Denise Cormier in MRT’s A Woman of the World. Photo: Kathy Wittman.
Presented by Merrimack Repertory Theatre
Written by Rebecca Gilman
Directed by Courtney Sale
Featuring Denise Cormier
May 15-30, 2021
Video on Demand
Lowell, MA 01852
MRT on Facebook
Review by Kitty Drexel
“Yes, she was a genius but nothing really happened to her. She never left her house!” – Mary Loomis Todd on Emily Dickinson in A Woman of the World
STREAMING — The summary on the MRT website for A Woman of the World buries the lede. It focuses on her ties to poet Emily Dickinson as a way to lure audience members with Protestant leanings. The summary fails to emphasize famous New Englander Mabel Loomis Todd’s more modern fleshly proclivities: she was into open-marriages centuries before it was cool and took great pleasure in sex.
Todd (Denise Cormier) is remembered for publishing Emily Dickinson’s poetry and for saving Hog Island. She also had a racy, 13-year affair with Dickinson’s brother Austin in Dickinson’s house while Dickinson was upstairs. Todd and Austin kept at it like bunnies until Austin’s death in 1895. Good for them.

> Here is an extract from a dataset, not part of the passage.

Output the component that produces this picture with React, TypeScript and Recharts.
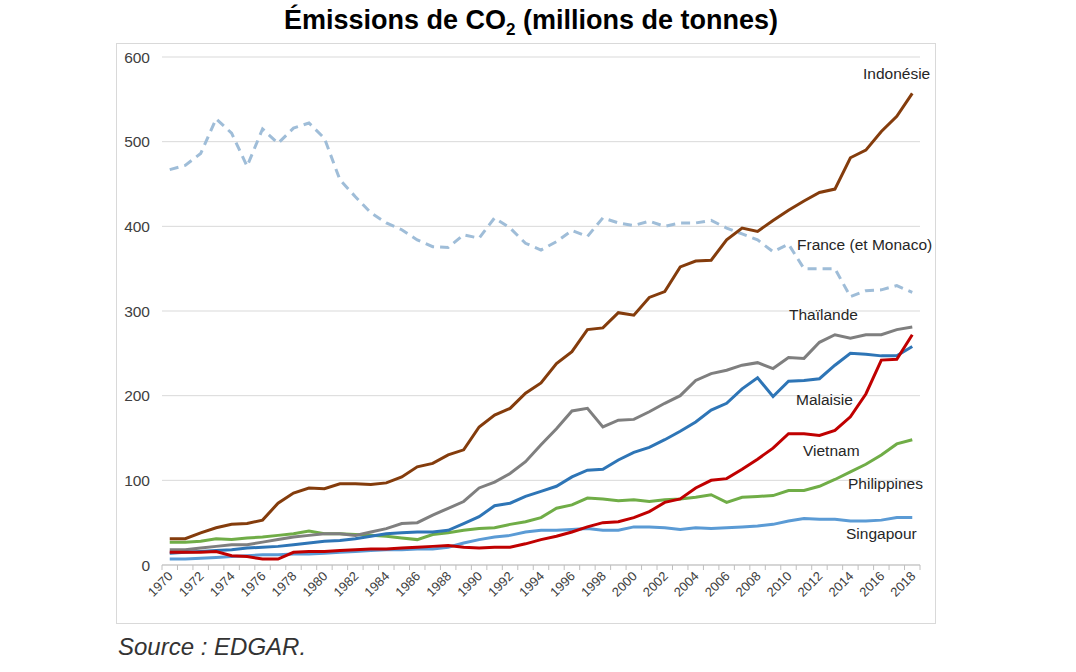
import React from "react";
import { LineChart, Line, XAxis, YAxis, CartesianGrid } from "recharts";

const years = Array.from({ length: 49 }, (_, i) => String(1970 + i));

const indonesie = [
  31, 31, 38, 44, 48, 49, 53, 73, 85, 91,
  90, 96, 96, 95, 97, 104, 116, 120, 130, 136,
  163, 177, 185, 203, 215, 238, 252, 278, 280, 298,
  295, 316, 323, 352, 359, 360, 384, 398, 394, 407,
  419, 430, 440, 444, 481, 490, 512, 530, 557,
];
const france = [
  467, 472, 486, 527, 510, 471, 515, 498, 516, 522,
  504, 455, 435, 416, 404, 396, 384, 376, 375, 390,
  386, 410, 398, 380, 372, 382, 395, 388, 410, 404,
  401, 406, 400, 404, 404, 407, 398, 391, 384, 370,
  379, 350, 350, 350, 317, 324, 325, 330, 322,
];
const thailande = [
  18, 18, 20, 22, 24, 24, 27, 30, 33, 35,
  37, 37, 35, 39, 43, 49, 50, 59, 67, 75,
  91, 98, 108, 122, 142, 161, 182, 185, 163, 171,
  172, 181, 191, 200, 218, 226, 230, 236, 239, 232,
  245, 244, 263, 272, 268, 272, 272, 278, 281,
];
const malaisie = [
  14, 15, 16, 17, 18, 20, 21, 22, 24, 26,
  28, 29, 31, 34, 37, 38, 39, 39, 41, 49,
  57, 70, 73, 81, 87, 93, 104, 112, 113, 124,
  133, 139, 148, 158, 169, 183, 191, 208, 221, 199,
  217, 218, 220, 236, 250, 249, 247, 247, 258,
];
const vietnam = [
  15, 15, 15, 16, 11, 10, 7, 7, 15, 16,
  16, 17, 18, 19, 19, 20, 21, 22, 23, 21,
  20, 21, 21, 25, 30, 34, 39, 45, 50, 51,
  56, 63, 74, 78, 91, 100, 102, 113, 125, 138,
  155, 155, 153, 159, 175, 202, 242, 243, 272,
];
const philippines = [
  27, 27, 28, 31, 30, 32, 33, 35, 37, 40,
  37, 37, 36, 35, 34, 32, 30, 36, 38, 41,
  43, 44, 48, 51, 56, 67, 71, 79, 78, 76,
  77, 75, 77, 78, 80, 83, 74, 80, 81, 82,
  88, 88, 93, 101, 110, 119, 130, 143, 148,
];
const singapour = [
  7, 7, 8, 9, 10, 11, 12, 12, 13, 13,
  14, 15, 16, 17, 18, 18, 19, 19, 21, 26,
  30, 33, 35, 39, 41, 41, 42, 43, 41, 41,
  45, 45, 44, 42, 44, 43, 44, 45, 46, 48,
  52, 55, 54, 54, 52, 52, 53, 56, 56,
];

const yTicks = [0, 100, 200, 300, 400, 500, 600];

const data = years.map((year, i) => ({
  year,
  indonesie: indonesie[i],
  france: france[i],
  thailande: thailande[i],
  malaisie: malaisie[i],
  vietnam: vietnam[i],
  philippines: philippines[i],
  singapour: singapour[i],
}));

const PLOT_W = 758;
const SLOT = PLOT_W / years.length;

// one small tick per year (between categories), a label every other year
const YearTick = (props: any) => {
  const { x, y, payload, index } = props;
  const year = Number(payload.value);
  const left = x - SLOT / 2;
  return (
    <g>
      <line x1={left} y1={y} x2={left} y2={y + 5} stroke="#bfbfbf" />
      {index === years.length - 1 && (
        <line x1={x + SLOT / 2} y1={y} x2={x + SLOT / 2} y2={y + 5} stroke="#bfbfbf" />
      )}
      {year % 2 === 0 && (
        <text
          x={x + 4}
          y={y + 12}
          textAnchor="end"
          fontSize={13}
          fill="#404040"
          transform={`rotate(-45, ${x + 4}, ${y + 12})`}
        >
          {payload.value}
        </text>
      )}
    </g>
  );
};

const labelStyle: React.CSSProperties = {
  position: "absolute",
  fontSize: 15.5,
  color: "#262626",
  whiteSpace: "nowrap",
  lineHeight: "18px",
};

const App: React.FC = () => {
  return (
    <div
      style={{
        position: "absolute",
        left: 0,
        top: 0,
        width: 1076,
        height: 672,
        background: "#fff",
        fontFamily: "'Liberation Sans', Arial, sans-serif",
      }}
    >
      <div
        style={{
          position: "absolute",
          left: 0,
          top: 5,
          width: 1062,
          textAlign: "center",
          fontSize: 27,
          fontWeight: "bold",
          color: "#000",
        }}
      >
        Émissions de CO<sub style={{ fontSize: 17 }}>2</sub> (millions de tonnes)
      </div>
      <div
        style={{
          position: "absolute",
          left: 116,
          top: 43,
          width: 820,
          height: 581,
          boxSizing: "border-box",
          border: "1px solid #d9d9d9",
        }}
      />
      <div style={{ position: "absolute", left: 116, top: 43 }}>
        <LineChart
          width={819}
          height={580}
          data={data}
          margin={{ top: 14, right: 15, left: 0, bottom: 0 }}
        >
          <CartesianGrid vertical={false} stroke="#d9d9d9" />
          <XAxis
            dataKey="year"
            interval={0}
            height={58}
            padding={{ left: SLOT / 2, right: SLOT / 2 }}
            tickLine={false}
            tickSize={0}
            tickMargin={0}
            axisLine={{ stroke: "#bfbfbf" }}
            tick={<YearTick />}
          />
          <YAxis
            width={46}
            domain={[0, 600]}
            ticks={yTicks}
            axisLine={false}
            tickLine={false}
            tickSize={0}
            tickMargin={12}
            tick={{ fontSize: 15.5, fill: "#404040" }}
          />
          <Line dataKey="france" stroke="#9fbdd8" strokeWidth={3} strokeDasharray="9 6" dot={false} isAnimationActive={false} />
          <Line dataKey="singapour" stroke="#5b9bd5" strokeWidth={3} dot={false} isAnimationActive={false} />
          <Line dataKey="philippines" stroke="#70ad47" strokeWidth={3} dot={false} isAnimationActive={false} />
          <Line dataKey="thailande" stroke="#7f7f7f" strokeWidth={3} dot={false} isAnimationActive={false} />
          <Line dataKey="malaisie" stroke="#2e75b6" strokeWidth={3} dot={false} isAnimationActive={false} />
          <Line dataKey="indonesie" stroke="#843c0c" strokeWidth={3} dot={false} isAnimationActive={false} />
          <Line dataKey="vietnam" stroke="#c00000" strokeWidth={3} dot={false} isAnimationActive={false} />
        </LineChart>
      </div>
      <div style={{ ...labelStyle, left: 863, top: 65 }}>Indonésie</div>
      <div style={{ ...labelStyle, left: 797, top: 236 }}>France (et Monaco)</div>
      <div style={{ ...labelStyle, left: 789, top: 306 }}>Thaïlande</div>
      <div style={{ ...labelStyle, left: 796, top: 391 }}>Malaisie</div>
      <div style={{ ...labelStyle, left: 803, top: 442 }}>Vietnam</div>
      <div style={{ ...labelStyle, left: 848, top: 475 }}>Philippines</div>
      <div style={{ ...labelStyle, left: 846, top: 525 }}>Singapour</div>
      <div
        style={{
          position: "absolute",
          left: 118,
          top: 633,
          fontSize: 24,
          fontStyle: "italic",
          color: "#333",
        }}
      >
        Source : EDGAR.
      </div>
    </div>
  );
};

export default App;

In A Woman of the World, It takes Todd 45 minutes to get to the point. First, she talks down to her audience the way old, white men talk to women and children with a wink and a chuckle as if we’re all in on some inside joke that doesn’t exist. They intend to be charming. It doesn’t work.
Then Todd apologizes for taking up our time and occupying space. She said about being Dickinson’s first editor, that she would never claim to have discovered Dickinson. She said she brought Dickinson to light, and she doesn’t make this point out of vanity. It’s difficult to hear second-hand modesty from artists representing a woman long dead when Todd clearly lived without remorse or excuses.
Lines like, “And I’ve gotten off-track again. I’m sorry.” don’t give Todd character. The audience wants Todd to get lost in her story and to tell secrets. These details invite us into her experiences. We get to be her confessors. Apologies cheapen that for us.

Denise Cormier. Photo: Kathy Wittman. Look at that arm! Pure poetry.
After the halfway point, A Woman of the World blossoms into a flower of a show. Gilman, Sale and Cormier hit their strides. They don’t have to do any more explaining or introducing. All three can discuss with great passion the love affair between Todd and Austin Dickinson: they exchanged letters via coded public conversation; they met in Emily Dickinson’s home to consummate their love; there was poetry, and sexy sex, and they bought an island. Buying your wife an island to protect its natural beauty for all time is incredibly romantic. People should do that for their partners more.
Denise Cormier gives us her best performance in the second half. She uses her hands in gestures like a dancer. Cormier tells the story well. She’s charismatic and easy to like. Listening to her tell intimate tidbits about her romantic adventures with Austin was like listening to a conversation between friends.
The lace-front on Cormier’s lace-front wig needed to be glued down. The folks working backstage did Cormier a disservice in not telling her. Even with social distancing, you can’t tell me that the camera person didn’t notice, that the performance was done in one take, or that there wasn’t someone, anyone looking at a visual read. Someone made a choice to allow Cormier’s lace to flap in the wind and it was the wrong one.